Florida Landlord Tip #4 is to know how to legally take back possession of your residential property. Once the Lease is terminated, a Landlord can only get back their property as provided in Florida Statute 83.59. The 4 ways a Landlord can regain possession is by an Eviction, Surrender, Abandonment, or by Death.
The reason why 954 Eviction Attorneys makes this Florida Florida Landlord Tip #4 is that far too often we see Landlords regain possession of their property by means other than what is described herein.
Be smart and if you need competent Eviction Lawyers on your side, call 954 Eviction Attorneys today @ 954.323.2529 to see how we can assist. We have Eviction offices in both Broward and Palm Beach Counties in order to better assist our clients. For your convenience, the entire Florida Statute is below.
83.59 Right of action for possession.—
(1) If the rental agreement is terminated and the tenant does not vacate the premises, the landlord may recover possession of the dwelling unit as provided in this section.

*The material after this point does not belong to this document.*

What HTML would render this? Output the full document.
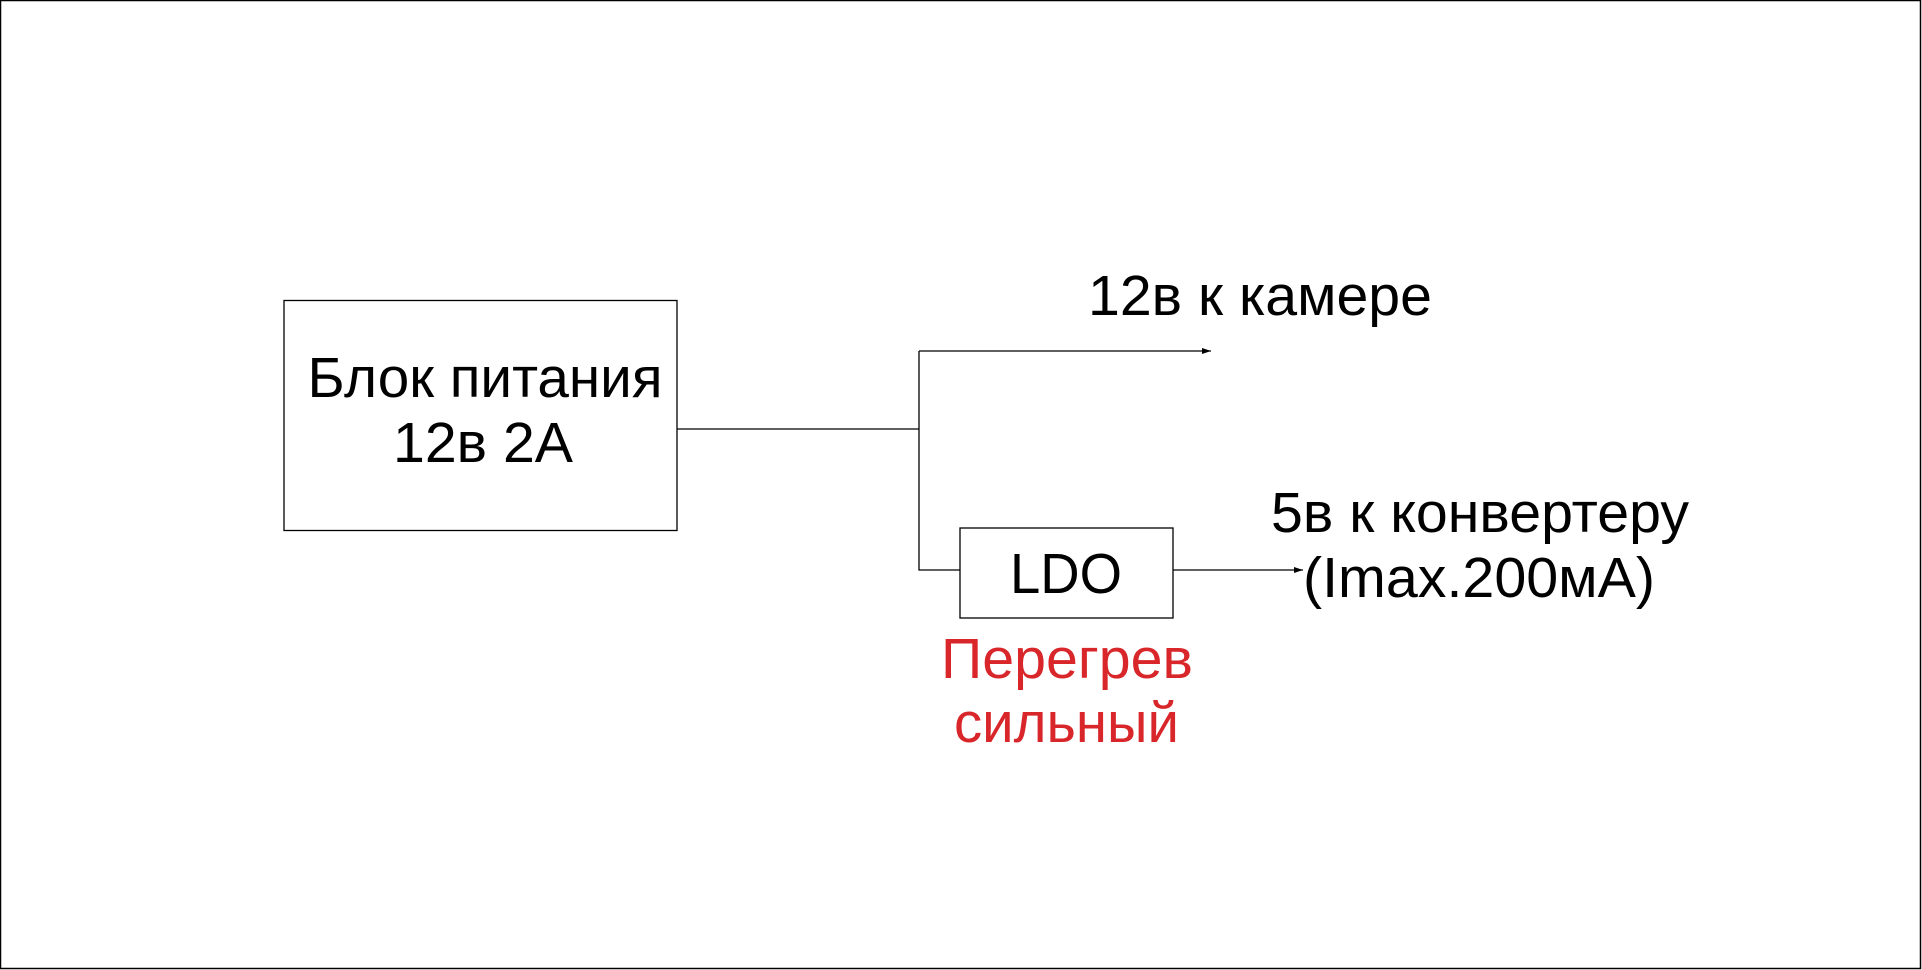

(2) A landlord, the landlord’s attorney, or the landlord’s agent, applying for the removal of a tenant, shall file in the county court of the county where the premises are situated a complaint describing the dwelling unit and stating the facts that authorize its recovery. A landlord’s agent is not permitted to take any action other than the initial filing of the complaint, unless the landlord’s agent is an attorney. The landlord is entitled to the summary procedure provided in s. 51.011, and the court shall advance the cause on the calendar.
(3) The landlord shall not recover possession of a dwelling unit except:
(a) In an action for possession under subsection (2) or other civil action in which the issue of right of possession is determined;
(b) When the tenant has surrendered possession of the dwelling unit to the landlord;
(c) When the tenant has abandoned the dwelling unit. In the absence of actual knowledge of abandonment, it shall be presumed that the tenant has abandoned the dwelling unit if he or she is absent from the premises for a period of time equal to one-half the time for periodic rental payments. However, this presumption does not apply if the rent is current or the tenant has notified the landlord, in writing, of an intended absence; or
(d) When the last remaining tenant of a dwelling unit is deceased, personal property remains on the premises, rent is unpaid, at least 60 days have elapsed following the date of death, and the landlord has not been notified in writing of the existence of a probate estate or of the name and address of a personal representative. This paragraph does not apply to a dwelling unit used in connection with a federally administered or regulated housing program, including programs under s. 202, s. 221(d)(3) and (4), s. 236, or s. 8 of the National Housing Act, as amended.
(4) The prevailing party is entitled to have judgment for costs and execution therefor.